Only the lines from the start of the data to the line containing "const tealGrad = ()", both included, should be output, exactly and without pictures.
┌──
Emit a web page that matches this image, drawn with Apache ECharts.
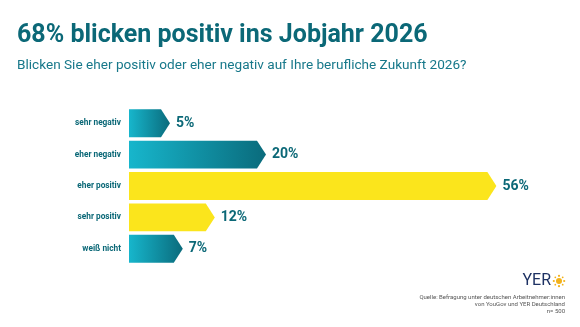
<!DOCTYPE html>
<html><head><meta charset="utf-8">
<script src="https://cdn.jsdelivr.net/npm/echarts@6/dist/echarts.min.js"></script>
<style>html,body{margin:0;padding:0;background:#fff}#c{width:580px;height:327px}</style>
</head><body><div id="c"></div>
<script>
const categories = ['sehr negativ','eher negativ','eher positiv','sehr positiv','weiß nicht'];
const values = [5, 20, 56, 12, 7];
const barKind = ['neg','neg','pos','pos','neg'];
const title = '68% blicken positiv ins Jobjahr 2026';
const subtitle = 'Blicken Sie eher positiv oder eher negativ auf Ihre berufliche Zukunft 2026?';
const sourceLines = ['Quelle: Befragung unter deutschen Arbeitnehmer:innen','von YouGov und YER Deutschland','n= 500'];

const TEAL = '#0b6877';
const chart = echarts.init(document.getElementById('c'), null, {renderer:'canvas'});
const tealGrad = () => new echarts.graphic.LinearGradient(0,0,1,0,[{offset:0,color:'#17b6cc'},{offset:1,color:'#0a6b7c'}]);

chart.setOption({
  animation:false,
  title:[
    {text:title,left:12,top:18,textStyle:{fontFamily:'Roboto',fontWeight:'bold',fontSize:25,color:TEAL}},
    {text:subtitle,left:12,top:54,textStyle:{fontFamily:'Roboto',fontWeight:'normal',fontSize:13.6,color:'#17788a'}}
  ],
  grid:{left:129,top:107.5,width:448,height:157,containLabel:false},
  xAxis:{type:'value',min:0,max:70,show:false},
  yAxis:{type:'category',data:categories,inverse:true,
    axisLine:{show:false},axisTick:{show:false},
    axisLabel:{margin:8,fontFamily:'Roboto',fontWeight:'bold',fontSize:8.3,color:TEAL}},
  series:[{
    type:'custom',
    data: values.map((v,i)=>[v,i]),
    encode:{x:0,y:1},
    renderItem:function(params, api){
      const v = api.value(0), c = api.value(1);
      const s = api.coord([0,c]);
      const e = api.coord([v,c]);
      const h = api.size([0,1])[1]*0.89;
      const tip = 9;
      const y = s[1];
      const kind = barKind[params.dataIndex];
      return {type:'group',children:[
        {type:'polygon',shape:{points:[[s[0],y-h/2],[e[0],y-h/2],[e[0]+tip,y],[e[0],y+h/2],[s[0],y+h/2]]},
         style:{fill: kind==='neg'? tealGrad() : '#fbe51c'}},
        {type:'text',x:e[0]+tip+6,y:y,style:{text:v+'%',fontFamily:'Roboto',fontWeight:'bold',fontSize:14,fill:TEAL,verticalAlign:'middle',align:'left'}}
      ]};
    }
  }],
  graphic:[
    {type:'text',x:551,y:281,style:{text:'YER',fontFamily:'Roboto',fontWeight:'normal',fontSize:16,fill:'#1d3163',align:'right',verticalAlign:'middle'}},
    {type:'group',x:553,y:275,children:[
      {type:'circle',shape:{cx:6,cy:6,r:3},style:{fill:'#f2b21b'}},
      {type:'circle',shape:{cx:6,cy:0.8,r:1.1},style:{fill:'#f2b21b'}},
      {type:'circle',shape:{cx:6,cy:11.2,r:1.1},style:{fill:'#f2b21b'}},
      {type:'circle',shape:{cx:0.8,cy:6,r:1.1},style:{fill:'#f2b21b'}},
      {type:'circle',shape:{cx:11.2,cy:6,r:1.1},style:{fill:'#f2b21b'}},
      {type:'circle',shape:{cx:2.3,cy:2.3,r:0.9},style:{fill:'#f2b21b'}},
      {type:'circle',shape:{cx:9.7,cy:2.3,r:0.9},style:{fill:'#f2b21b'}},
      {type:'circle',shape:{cx:2.3,cy:9.7,r:0.9},style:{fill:'#f2b21b'}},
      {type:'circle',shape:{cx:9.7,cy:9.7,r:0.9},style:{fill:'#f2b21b'}}
    ]},
    {type:'text',x:565,y:297,style:{text:sourceLines[0],fontFamily:'Roboto',fontSize:6,fill:'#555',align:'right',verticalAlign:'middle'}},
    {type:'text',x:565,y:304,style:{text:sourceLines[1],fontFamily:'Roboto',fontSize:6,fill:'#555',align:'right',verticalAlign:'middle'}},
    {type:'text',x:565,y:311,style:{text:sourceLines[2],fontFamily:'Roboto',fontSize:6,fill:'#555',align:'right',verticalAlign:'middle'}}
  ]
});
</script></body></html>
└──
• [Result of the task]
Emit a web page that matches this image, drawn with Apache ECharts.
<!DOCTYPE html>
<html><head><meta charset="utf-8">
<script src="https://cdn.jsdelivr.net/npm/echarts@6/dist/echarts.min.js"></script>
<style>html,body{margin:0;padding:0;background:#fff}#c{width:580px;height:327px}</style>
</head><body><div id="c"></div>
<script>
const categories = ['sehr negativ','eher negativ','eher positiv','sehr positiv','weiß nicht'];
const values = [5, 20, 56, 12, 7];
const barKind = ['neg','neg','pos','pos','neg'];
const title = '68% blicken positiv ins Jobjahr 2026';
const subtitle = 'Blicken Sie eher positiv oder eher negativ auf Ihre berufliche Zukunft 2026?';
const sourceLines = ['Quelle: Befragung unter deutschen Arbeitnehmer:innen','von YouGov und YER Deutschland','n= 500'];

const TEAL = '#0b6877';
const chart = echarts.init(document.getElementById('c'), null, {renderer:'canvas'});
const tealGrad = () => new echarts.graphic.LinearGradient(0,0,1,0,[{offset:0,color:'#17b6cc'},{offset:1,color:'#0a6b7c'}]);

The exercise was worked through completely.